続く、基満男(西鉄)が三振で二死となったものの、小池兼司(南海)が打席に入った。
南海の遊撃手でレギュラーを張っていた小池はこの年、5年連続となるオールスターゲーム出場となった。この日は途中出場の7回に、一時、逆転となる3ランホームランを全セ・江夏豊(阪神)から放っていた。だが、その後、味方のエラーで同点に追いつかれ、一度は手中に収めかけたMVPが逃げていった。

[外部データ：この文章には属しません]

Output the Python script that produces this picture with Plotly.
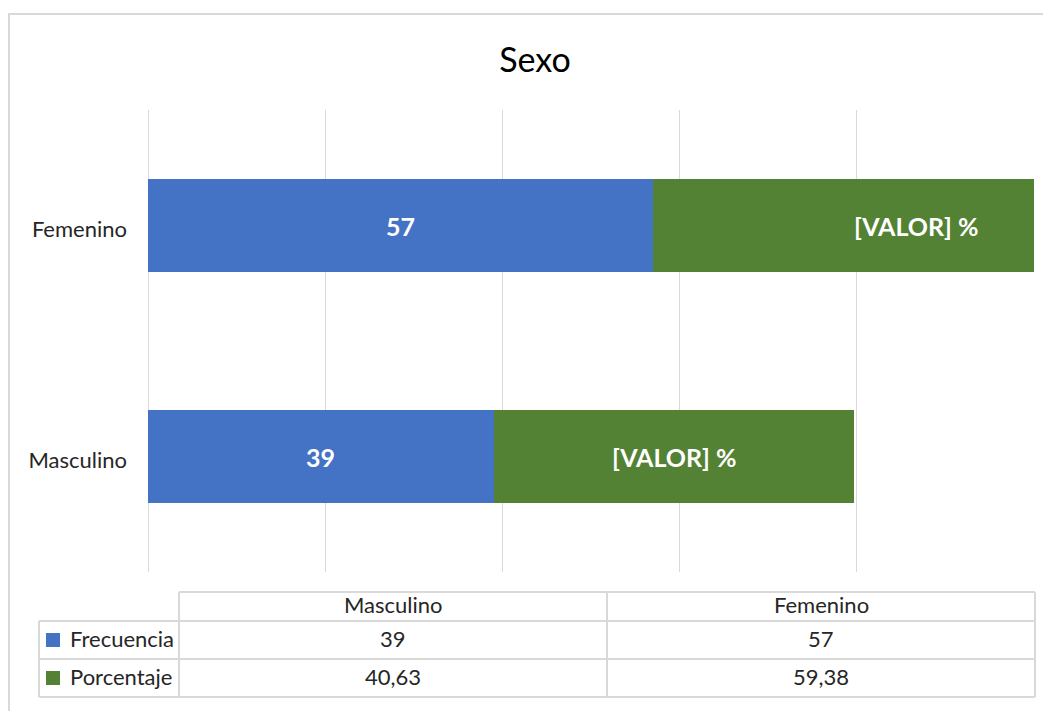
import plotly.graph_objects as go

categorias = ["Masculino", "Femenino"]
frecuencia = [39, 57]
porcentaje = [40.63, 59.38]
etiqueta_pct = "[VALOR] %"

azul = "#4472c4"
verde = "#548235"
gris = "#d9d9d9"
texto = "#262626"
fuente = "Lato"

# la pagina tiene 8px de margen, por eso la figura es mas chica
OFF = 8
W, H = 1051 - 2 * OFF, 719 - 2 * OFF
L, R, T, B = 148, 1034, 110, 572  # area de trazado en pixeles de pantalla


def px_x(p):
    return (p - L) / (R - L)


def px_y(p):
    return (B - p) / (B - T)


fig = go.Figure()
fig.add_trace(go.Bar(y=categorias, x=frecuencia, orientation="h", name="Frecuencia",
                     marker=dict(color=azul, line_width=0), hoverinfo="x"))
fig.add_trace(go.Bar(y=categorias, x=porcentaje, orientation="h", name="Porcentaje",
                     marker=dict(color=verde, line_width=0), hoverinfo="x"))

anns = []
for c, f, p in zip(categorias, frecuencia, porcentaje):
    anns.append(dict(x=f / 2, y=c, text=f"<b>{f}</b>", showarrow=False,
                     font=dict(family=fuente, size=25, color="white")))
    anns.append(dict(x=f + p / 2, y=c, text=f"<b>{etiqueta_pct}</b>", showarrow=False,
                     font=dict(family=fuente, size=25, color="white")))

# tabla de datos bajo el grafico
col_x = [39, 179, 607, 1035]
row_y = [592, 621, 659, 697]
shapes = []
ln = dict(color=gris, width=2)
shapes.append(dict(type="line", xref="paper", yref="paper", x0=px_x(col_x[1]), x1=px_x(col_x[3]),
                   y0=px_y(row_y[0]), y1=px_y(row_y[0]), line=ln))
for yy in row_y[1:]:
    shapes.append(dict(type="line", xref="paper", yref="paper", x0=px_x(col_x[0]), x1=px_x(col_x[3]),
                       y0=px_y(yy), y1=px_y(yy), line=ln))
shapes.append(dict(type="line", xref="paper", yref="paper", x0=px_x(col_x[0]), x1=px_x(col_x[0]),
                   y0=px_y(row_y[1]), y1=px_y(row_y[3]), line=ln))
for xx in col_x[1:]:
    shapes.append(dict(type="line", xref="paper", yref="paper", x0=px_x(xx), x1=px_x(xx),
                       y0=px_y(row_y[0]), y1=px_y(row_y[3]), line=ln))

tfont = dict(family=fuente, size=22, color=texto)
for i, c in enumerate(categorias):
    cx = px_x((col_x[i + 1] + col_x[i + 2]) / 2)
    filas = [c, str(frecuencia[i]), f"{porcentaje[i]:.2f}".replace(".", ",")]
    for k, t in enumerate(filas):
        anns.append(dict(xref="paper", yref="paper", x=cx, y=px_y((row_y[k] + row_y[k + 1]) / 2 - 2),
                         xanchor="center", yanchor="middle", text=t, showarrow=False, font=tfont))

for j, (nombre, color) in enumerate([("Frecuencia", azul), ("Porcentaje", verde)]):
    yc = (row_y[j + 1] + row_y[j + 2]) / 2
    shapes.append(dict(type="rect", xref="paper", yref="paper", x0=px_x(46), x1=px_x(60),
                       y0=px_y(yc - 7), y1=px_y(yc + 7), fillcolor=color, line_width=0))
    anns.append(dict(xref="paper", yref="paper", x=px_x(68), y=px_y(yc - 2), xanchor="left",
                     yanchor="middle", text=nombre, showarrow=False, font=tfont))

# marco del grafico
shapes.append(dict(type="rect", xref="paper", yref="paper", x0=px_x(9), x1=px_x(1070),
                   y0=px_y(740), y1=px_y(14), line=dict(color=gris, width=2), layer="below"))

fig.update_layout(
    width=W, height=H,
    barmode="stack", bargap=0.6,
    margin=dict(l=L - OFF, r=W - (R - OFF), t=T - OFF, b=H - (B - OFF)),
    paper_bgcolor="white", plot_bgcolor="white",
    showlegend=False,
    title=dict(text="Sexo", x=(535 - OFF) / W, xref="container", xanchor="center",
               y=(H - (60 - OFF)) / H, yanchor="middle",
               font=dict(family=fuente, size=34, color="#000000")),
    xaxis=dict(range=[0, 100], dtick=20, showgrid=True, gridcolor=gris, gridwidth=1,
               zeroline=True, zerolinecolor=gris, zerolinewidth=1,
               showticklabels=False, showline=False, fixedrange=True),
    yaxis=dict(showgrid=False, zeroline=False, showline=False, ticks="",
               ticklabelstandoff=20, ticklabelshift=4,
               tickfont=dict(family=fuente, size=22, color=texto)),
    annotations=anns,
    shapes=shapes,
)

fig.write_html("out.html")
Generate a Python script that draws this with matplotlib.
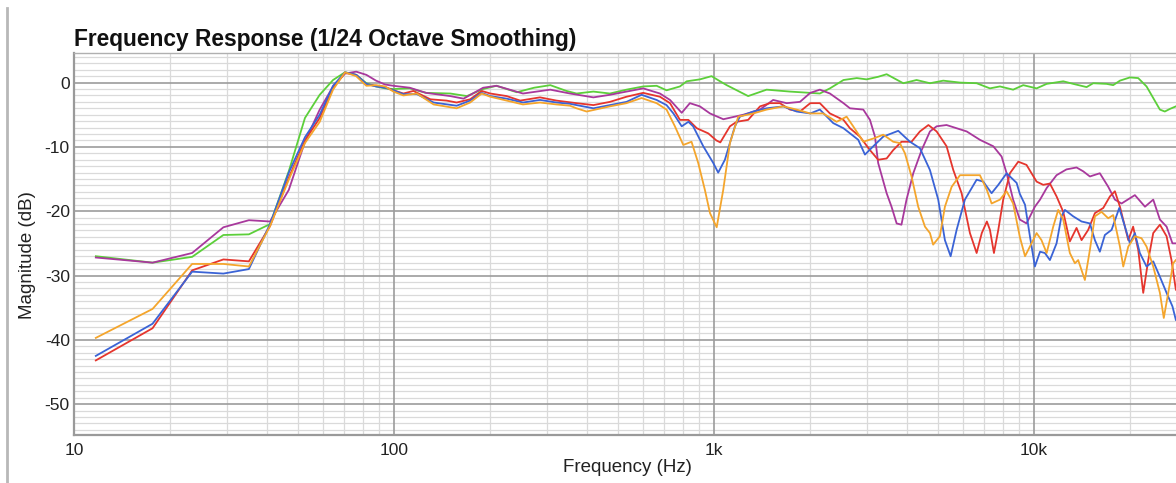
import matplotlib
matplotlib.use("Agg")
import matplotlib.pyplot as plt
from matplotlib.ticker import FixedLocator, MultipleLocator, FuncFormatter
from matplotlib.lines import Line2D

plt.rcParams['font.family'] = ['Liberation Sans', 'DejaVu Sans']
plt.rcParams['axes.unicode_minus'] = False

# ---------------- data ----------------
green_f = [11.7, 17.6, 23.4, 29.3, 35.2, 41.0, 46.9, 52.7, 58.6, 64.5, 70.3, 76.2, 82.0, 87.9, 93.8, 99.6,
           112, 126, 150, 169, 190, 209, 242, 274, 308, 346, 372, 420, 473, 533, 601, 662, 711, 783, 822,
           904, 983, 1045, 1096, 1279, 1461, 1728, 2000, 2143, 2304, 2540, 2795, 3000, 3260, 3465, 3905,
           4299, 4732, 5208, 5875, 6622, 7287, 7830, 8610, 9261, 10195, 10960, 12350, 13270, 14610, 15320,
           16870, 17690, 18570, 19950, 21180, 22490, 23600, 24760, 25650, 26600, 27770]
green_db = [-27.0, -28.0, -27.1, -23.7, -23.6, -22.0, -13.8, -5.5, -1.9, 0.4, 1.6, 1.2, -0.1, -0.6, -0.9, -1.0,
            -0.9, -1.6, -1.7, -2.1, -1.0, -0.5, -1.5, -0.8, -0.4, -1.3, -1.7, -1.4, -1.7, -1.1, -0.6, -0.5,
            -1.2, -0.6, 0.2, 0.5, 1.0, 0.2, -0.4, -2.1, -1.1, -1.4, -1.6, -1.7, -0.9, 0.4, 0.7, 0.5, 0.9,
            1.3, -0.1, 0.4, -0.1, 0.3, 0.0, -0.1, -0.9, -0.6, -1.1, -0.4, -0.9, -0.2, 0.2, -0.2, -0.7, -0.1,
            -0.2, -0.4, 0.3, 0.8, 0.7, -0.6, -2.4, -4.2, -4.5, -4.1, -3.7]

magenta_f = [11.7, 17.6, 23.4, 29.3, 35.2, 41.0, 46.9, 52.7, 58.6, 64.5, 70.3, 76.2, 82.0, 87.9, 93.8, 99.6,
             112, 126, 150, 165, 190, 209, 253, 308, 355, 420, 473, 533, 601, 678, 729, 793, 841, 904, 972,
             1070, 1235, 1393, 1531, 1687, 1857, 2000, 2143, 2304, 2540, 2661, 2929, 3073, 3186, 3260, 3465,
             3589, 3724, 3855, 3998, 4197, 4457, 4732, 4966, 5333, 5734, 6166, 6780, 7464, 7925, 8217, 8610,
             9036, 9480, 10070, 10450, 10960, 11770, 12640, 13590, 14260, 14960, 16070, 17070, 17910, 18790,
             20680, 22240, 23600, 24760, 25980, 27100, 27770]
magenta_db = [-27.2, -28.0, -26.5, -22.5, -21.4, -21.6, -16.7, -9.2, -4.2, -0.6, 1.4, 1.7, 1.2, 0.3, -0.3, -0.5,
              -0.8, -1.6, -2.1, -2.5, -0.8, -0.5, -1.7, -1.1, -1.7, -2.3, -1.9, -1.4, -0.9, -1.7, -2.7, -4.7,
              -3.2, -3.7, -4.8, -5.7, -5.0, -4.2, -2.7, -3.2, -3.0, -1.6, -1.1, -1.7, -3.2, -4.0, -4.2, -5.8,
              -8.4, -12.5, -17.2, -19.3, -21.9, -22.1, -18.2, -14.1, -10.5, -7.6, -6.8, -6.6, -7.1, -7.6, -8.9,
              -9.9, -11.5, -14.1, -18.2, -21.3, -21.9, -19.3, -18.2, -16.4, -14.4, -13.5, -13.2, -13.8, -14.6,
              -14.1, -16.2, -18.2, -18.8, -17.5, -19.3, -18.2, -21.3, -22.4, -25.0, -25.0]

red_f = [11.7, 17.6, 23.4, 29.3, 35.2, 41.0, 46.9, 52.7, 58.6, 64.5, 70.3, 76.2, 82.0, 87.9, 93.8, 99.6,
         107, 115, 130, 146, 157, 173, 188, 200, 225, 248, 286, 322, 372, 420, 473, 533, 601, 678, 729, 783,
         832, 884, 960, 1018, 1047, 1122, 1177, 1279, 1393, 1496, 1607, 1728, 1857, 2000, 2143, 2304, 2540,
         2661, 2858, 3073, 3260, 3465, 3633, 3855, 4145, 4402, 4680, 4966, 5333, 5598, 5943, 6310, 6622,
         6872, 7128, 7287, 7500, 7739, 8017, 8414, 8935, 9480, 10195, 10690, 11220, 11770, 12350, 12950,
         13590, 14090, 14780, 15510, 16470, 17280, 17910, 18570, 19720, 20420, 21180, 21960, 22770, 23600,
         24760, 25980, 26910, 27770]
red_db = [-43.2, -38.2, -29.2, -27.5, -27.8, -22.3, -14.8, -9.0, -5.5, -0.8, 1.5, 1.2, -0.3, -0.5, -0.7, -1.2,
          -1.7, -1.3, -2.6, -2.8, -3.1, -2.6, -1.3, -1.7, -2.1, -2.8, -2.3, -2.8, -3.2, -3.5, -3.0, -2.2, -1.6,
          -2.2, -3.2, -5.8, -5.8, -7.1, -7.9, -9.0, -9.3, -6.8, -6.1, -5.8, -3.7, -3.2, -3.2, -4.2, -4.5, -3.2,
          -3.2, -4.8, -5.8, -7.1, -8.4, -10.5, -12.0, -11.8, -10.5, -9.2, -9.2, -7.6, -6.6, -7.6, -9.9, -13.6,
          -17.2, -23.4, -26.5, -23.4, -21.6, -22.9, -26.5, -22.9, -18.2, -14.1, -12.3, -12.8, -15.4, -15.9,
          -15.7, -17.7, -20.1, -24.7, -22.6, -24.5, -22.9, -20.3, -19.5, -17.7, -16.9, -19.3, -24.5, -22.4,
          -26.0, -32.7, -27.6, -23.4, -22.1, -23.9, -27.6, -32.2]

blue_f = [11.7, 17.6, 23.4, 29.3, 35.2, 41.0, 46.9, 52.7, 58.6, 64.5, 70.3, 76.2, 82.0, 87.9, 93.8, 99.6,
          107, 118, 133, 157, 173, 188, 200, 225, 253, 286, 322, 355, 372, 420, 473, 533, 594, 662, 711, 747,
          793, 832, 861, 926, 995, 1031, 1082, 1163, 1205, 1327, 1461, 1647, 1813, 2000, 2143, 2359, 2540,
          2825, 2964, 3148, 3382, 3767, 4098, 4402, 4732, 5023, 5270, 5492, 5734, 6085, 6622, 6944, 7375,
          7739, 8217, 8830, 9036, 9380, 9716, 10070, 10450, 10820, 11220, 11770, 12190, 12500, 13270, 14090,
          14960, 15510, 16070, 16660, 17490, 18480, 19250, 19950, 20680, 21430, 22490, 23600, 24760, 25980,
          27100, 27770]
blue_db = [-42.5, -37.5, -29.4, -29.7, -29.0, -22.0, -14.0, -8.5, -5.0, -0.5, 1.6, 1.2, -0.2, -0.6, -0.8, -1.2,
           -1.8, -1.8, -3.1, -3.6, -2.8, -1.6, -2.1, -2.5, -3.1, -2.7, -3.1, -3.3, -3.5, -4.0, -3.5, -3.0, -1.9,
           -2.7, -3.5, -4.8, -6.8, -6.1, -6.8, -9.9, -12.5, -14.0, -12.0, -6.8, -5.3, -4.5, -4.0, -3.7, -4.5,
           -4.8, -4.2, -6.3, -7.1, -8.9, -11.2, -9.9, -8.4, -7.5, -9.2, -10.2, -13.6, -18.2, -24.5, -27.0,
           -22.9, -18.2, -15.1, -15.4, -17.2, -15.9, -14.1, -15.6, -17.3, -19.0, -23.9, -28.6, -26.3, -26.5,
           -27.6, -25.0, -20.8, -19.8, -20.8, -21.6, -21.9, -24.5, -26.3, -23.7, -22.9, -19.5, -22.4, -25.0,
           -23.4, -26.5, -28.6, -27.8, -30.2, -32.7, -34.8, -36.9]

orange_f = [11.7, 17.6, 23.4, 29.3, 35.2, 41.0, 46.9, 52.7, 58.6, 64.5, 70.3, 76.2, 82.0, 87.9, 93.8, 99.6,
            107, 118, 133, 157, 173, 188, 200, 225, 253, 286, 322, 355, 372, 400, 473, 533, 594, 662, 711, 755,
            802, 851, 893, 937, 972, 1020, 1069, 1122, 1191, 1327, 1461, 1647, 1813, 2000, 2196, 2417, 2598,
            2724, 2929, 3148, 3382, 3633, 3811, 3953, 4145, 4349, 4565, 4732, 4842, 5082, 5270, 5533, 5875,
            6310, 6780, 7128, 7375, 7830, 8217, 8610, 9036, 9380, 9716, 10195, 10560, 10960, 11490, 11910,
            12350, 12950, 13430, 13750, 14430, 14960, 15510, 16260, 17070, 17690, 18570, 19020, 19720, 20680,
            21690, 22490, 23600, 24760, 25460, 26290, 27230, 27770]
orange_db = [-39.7, -35.2, -28.2, -28.2, -28.6, -22.3, -15.1, -9.4, -6.1, -1.1, 1.6, 1.0, -0.5, -0.4, -0.6, -1.4,
             -2.0, -1.7, -3.4, -4.0, -3.1, -1.7, -2.2, -2.8, -3.4, -3.1, -3.4, -3.6, -4.0, -4.5, -3.7, -3.2,
             -2.4, -3.2, -4.2, -6.8, -9.7, -9.2, -12.5, -16.7, -20.3, -22.5, -16.7, -9.4, -5.3, -4.8, -4.2,
             -3.7, -4.2, -4.8, -4.8, -6.1, -5.3, -6.8, -9.2, -8.7, -8.1, -9.2, -9.4, -11.0, -14.6, -19.3, -22.4,
             -23.4, -25.2, -23.9, -19.3, -16.2, -14.4, -14.4, -14.4, -16.7, -18.8, -18.2, -16.9, -18.8, -24.0,
             -27.0, -25.5, -23.4, -24.5, -26.5, -22.4, -19.8, -21.3, -26.5, -28.1, -27.6, -30.7, -26.0, -20.8,
             -20.1, -21.1, -20.6, -25.5, -28.6, -25.5, -23.9, -24.2, -25.5, -28.6, -32.7, -36.6, -32.7, -28.1,
             -27.6]

series = [
    (green_f, green_db, '#5ccf3a'),
    (magenta_f, magenta_db, '#a8389c'),
    (red_f, red_db, '#e5352d'),
    (blue_f, blue_db, '#3a63d6'),
    (orange_f, orange_db, '#f4a52c'),
]

x_ticks = [10, 100, 1000, 10000]
x_tick_labels = ['10', '100', '1k', '10k']
y_ticks = [0, -10, -20, -30, -40, -50]

# ---------------- figure ----------------
W, H = 1176, 483
fig = plt.figure(figsize=(W / 100, H / 100), dpi=100)
fig.patch.set_facecolor('white')
ax = fig.add_axes([74 / W, 1 - 435 / H, (W - 74) / W, (435 - 53) / H])

for f, v, c in series:
    n = min(len(f), len(v))
    ax.plot(f[:n], v[:n], color=c, lw=1.3, solid_joinstyle='round', zorder=3)

ax.set_xscale('log')
ax.set_xlim(10, 27800)
ax.set_ylim(-54.8, 4.6)

ax.xaxis.set_major_locator(FixedLocator(x_ticks))
ax.xaxis.set_major_formatter(FuncFormatter(
    lambda val, pos: dict(zip(x_ticks, x_tick_labels)).get(int(round(val)), '')))
minor_x = [m * d for d in (10, 100, 1000, 10000) for m in range(2, 10)]
ax.xaxis.set_minor_locator(FixedLocator(minor_x))
ax.xaxis.set_minor_formatter(FuncFormatter(lambda v, p: ''))
ax.yaxis.set_major_locator(FixedLocator(y_ticks))
ax.yaxis.set_minor_locator(MultipleLocator(1))

# light minor grid everywhere, darker major lines drawn on top of it
ax.grid(which='minor', color='#dadada', lw=0.9)
ax.grid(which='major', visible=False)
ax.set_axisbelow(True)
for xv in x_ticks:
    ax.axvline(xv, color='#9c9c9c', lw=1.2, zorder=1)
for yv in y_ticks:
    ax.axhline(yv, color='#9c9c9c', lw=1.2, zorder=1)

ax.tick_params(which='both', length=0, labelsize=12.5, colors='#222222')
ax.tick_params(axis='y', pad=3)
ax.tick_params(axis='x', pad=6)

for s in ['left', 'bottom']:
    ax.spines[s].set_color('#9a9a9a')
    ax.spines[s].set_linewidth(1.6)
ax.spines['top'].set_color('#b0b0b0')
ax.spines['top'].set_linewidth(1.0)
ax.spines['right'].set_visible(False)

fig.text(74 / W, 1 - 46 / H, 'Frequency Response (1/24 Octave Smoothing)',
         fontsize=16.4, fontweight='bold', ha='left', va='baseline', color='#111111')
fig.text(28 / W, 1 - 255 / H, 'Magnitude (dB)', rotation=90, fontsize=13.5,
         ha='center', va='center', color='#222222')
fig.text(627 / W, 1 - 467 / H, 'Frequency (Hz)', fontsize=13.5,
         ha='center', va='center', color='#222222')

fig.add_artist(Line2D([7 / W, 7 / W], [0, 1 - 8 / H], transform=fig.transFigure,
                      color='#b8b8b8', lw=2))

fig.savefig('out.png', dpi=100)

守る全セからすれば、一塁が空いており、小池を歩かせるという選択肢もあったが、次打者の船田和英(西鉄)も、この日、ソロホームランとヒットを放っていることもあり、全セの川上哲治監督は動かなかった。
小池は島田のストレートを叩くと、打球は三遊間に飛び、それを追ったサード長嶋のグラブをかすめた。そのボールがセンター方向に転々とする中、代走の池永正明が小躍りしながら、サヨナラのホームイン。
この瞬間、小池にとっては2度目の「殊勲打」となって、3安打4打点、文句なしのMVPとなった。小池と一枝、二人の「遊撃手」の明暗はここに別れた。

この試合、森安は一枝のMVPを阻止し、一枝はMVPのチャンスを2度も逃し、小池は一度、逃したMVPを自分の手で取り戻したが、この3人が再びオールスターゲームに選出されることはなかった。

森安は、この試合でサヨナラのホームを踏んだ池永と共に、野球賭博に絡む八百長疑惑、「黒い霧事件」に連座したとして、1970年に永久追放処分を受けた。森安本人は無実を主張していたが、処分は解除されないまま、1998年に50歳の若さで亡くなった。
小池はこの年、自身唯一の全試合出場を果たしたが、その後、成績が下降、一枝はその後、近鉄、阪神と渡り歩くが、この年の打撃成績がピークで、最初で最後のオールスター出場となった。